Questo non è il tipo di generosità che Gesù aveva in mente, poiché disse anche: “Quando fai un pranzo o un pasto serale, non chiamare i tuoi amici né i tuoi fratelli né i tuoi parenti né i vicini ricchi. Qualche volta essi pure potrebbero invitarti e sarebbe per te una ricompensa. Ma quando tu fai una festa, invita poveri, storpi, zoppi, ciechi; e sarai felice, perché essi non hanno nulla per ricompensarti”. — Luca 14:12-14.
Questo non vuol dire che non ci sia una ricompensa, ma che non si deve mostrare generosità in vista della ricompensa. “Praticate il dare”, disse Gesù, “e vi sarà dato”. Se fate doni ai poveri, avrete sempre una ricompensa: “Chi mostra favore al misero presta a Geova, ed Egli gli ripagherà il suo trattamento”. — Luca 6:38; Prov. 19:17.

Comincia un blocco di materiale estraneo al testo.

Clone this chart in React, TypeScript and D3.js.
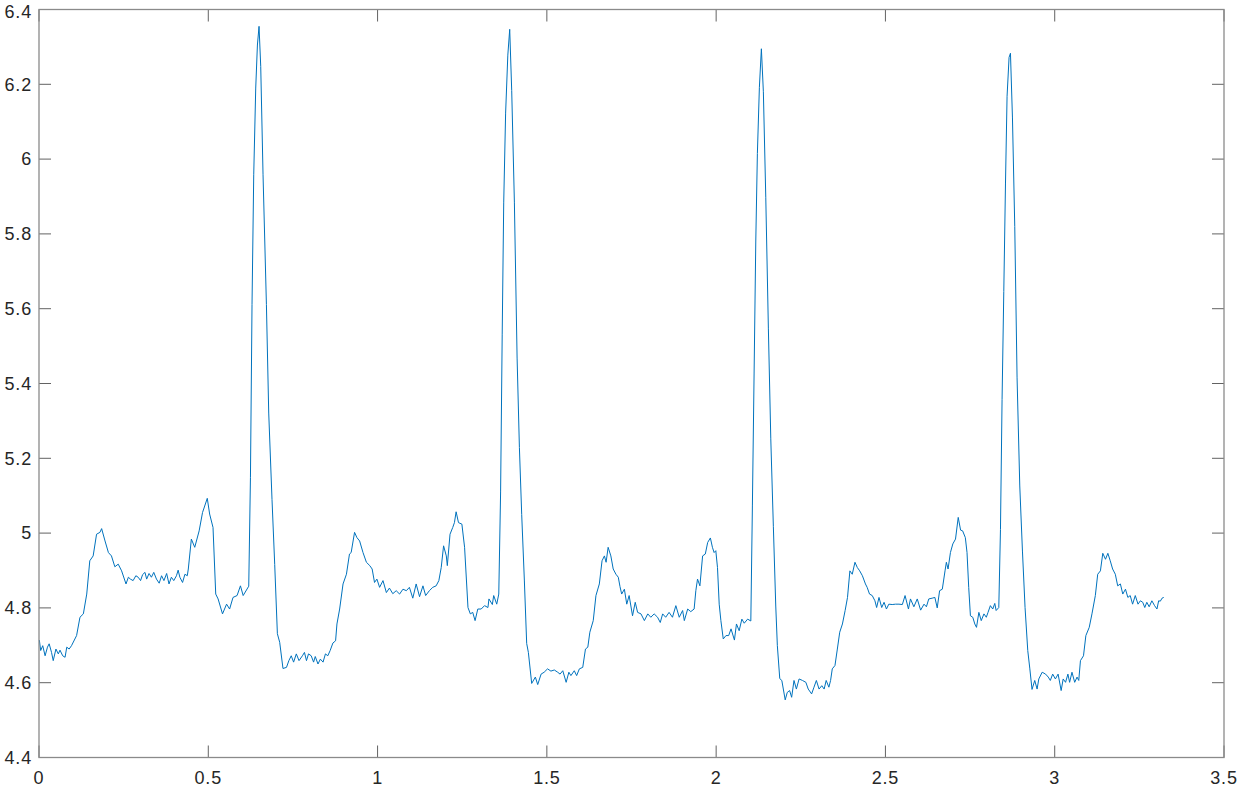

Il periodo natalizio è caratterizzato dal dare in senso materiale, dallo scambio di doni, e da una valanga di giocattoli che sommerge i bambini. Ma c’è un dono più grande di cui tutti i bambini hanno bisogno, e non solo una volta o poche volte all’anno, ma tutti i giorni della loro vita: voi genitori.